I would say if your horse is ever a problem, do it.


----------



## kitten_Val (Apr 25, 2007)

I put red bow on my mare's tail because she's extremely good about giving kicks pretty much in any position (except when the horse is right in front of her nose). Thinking about putting one on her mane too, because she bits and strikes too if anyone is too close. 

I've never seen people put any ribbons on studs (and I rode with some). I guess it's not that popular here. But I think it's a great idea as it's always better to be aware of stud presence.


----------



## mls (Nov 28, 2006)

Spastic_Dove said:


> Ive only ever heard of a red ribbon for kicking.
> I would say if your horse is ever a problem, do it.


Green for a 'green' horse.

I only ride my green or training horses with folks I trust 100% though. I sorta value my life and limbs!


----------



## orangetictac (Nov 4, 2008)

mls said:


> Green for a 'green' horse.
> 
> I only ride my green or training horses with folks I trust 100% though. I sorta value my life and limbs!


Huh...never heard of yellow or green, but I think they're good ideas and should be advertised/utilized more. Will have to remember to tell people about this one.


----------



## WSArabians (Apr 14, 2008)

They can be good ideas to save your butts should an mishap ever occur.
But you're right - there's no reason for them to ever mis-behave in any manner that any other horse would (ie/ get sexually excited) if they've got the right training.


----------



## Dreamer1215 (Jan 31, 2009)

_I, too, have only heard of the red ribbons._


----------



## iridehorses (Oct 22, 2007)

So, to sum this up, if you have a green stallion that kicks, and bites, you would have red, green, and yellow ribbons tied to his tail and a red one to his mane?

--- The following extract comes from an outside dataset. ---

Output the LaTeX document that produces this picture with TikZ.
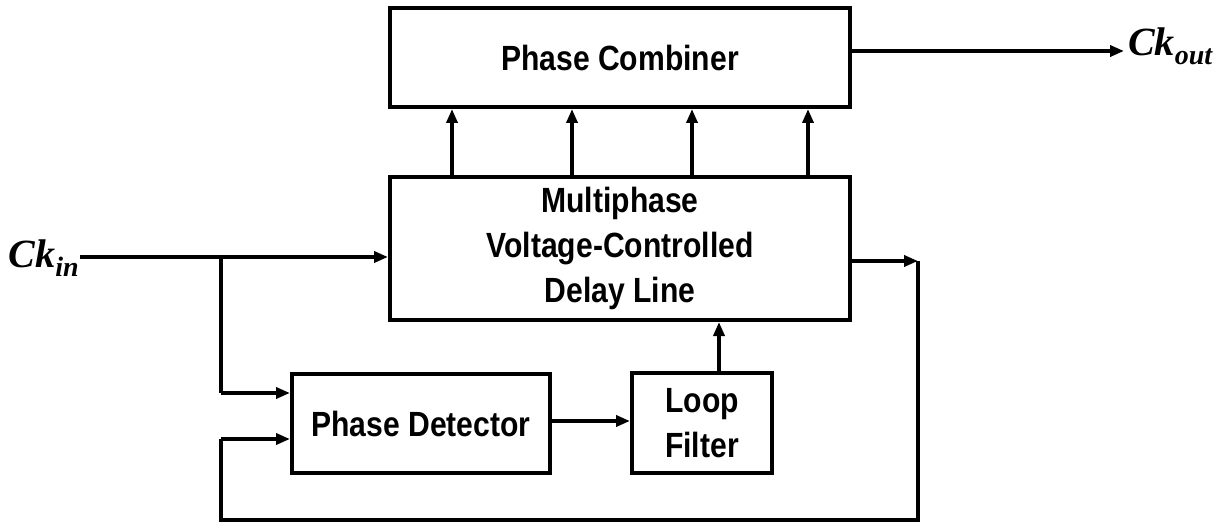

He's look like a kids "My Little Pony" or at least a refuge from a ribbon factory going down the trail!


----------



## rosie9r (Dec 1, 2008)

iridehorses said:


> So, to sum this up, if you have a green stallion that kicks, and bites, you would have red, green, and yellow ribbons tied to his tail and a red one to his mane?
> 
> He's look like a kids "My Little Pony" or at least a refuge from a ribbon factory going down the trail!


 
Thanks for the first laugh of the morning :lol:!


----------



## mls (Nov 28, 2006)

iridehorses said:


> So, to sum this up, if you have a green stallion that kicks, and bites, you would have red, green, and yellow ribbons tied to his tail and a red one to his mane?
> 
> He's look like a kids "My Little Pony" or at least a refuge from a ribbon factory going down the trail!


 
Just because some of us can size up a situation quickly doesn't mean everyone can. The ribbons - used correctly - in a public park or on large trail rides, can save life and limb.


----------



## Zab (Oct 4, 2008)

Hm.. green.. I should use that..

Never heard of it tho, so I better put a sign on there as well.. ''green broke'' 
And in swedish too so I'm sure people get it..

Good he doesn't kick, bite or mate, at least I only need one ribbon 









Why don't everybody just use signs, then we won't have to worry about people understanding the colour codes..


----------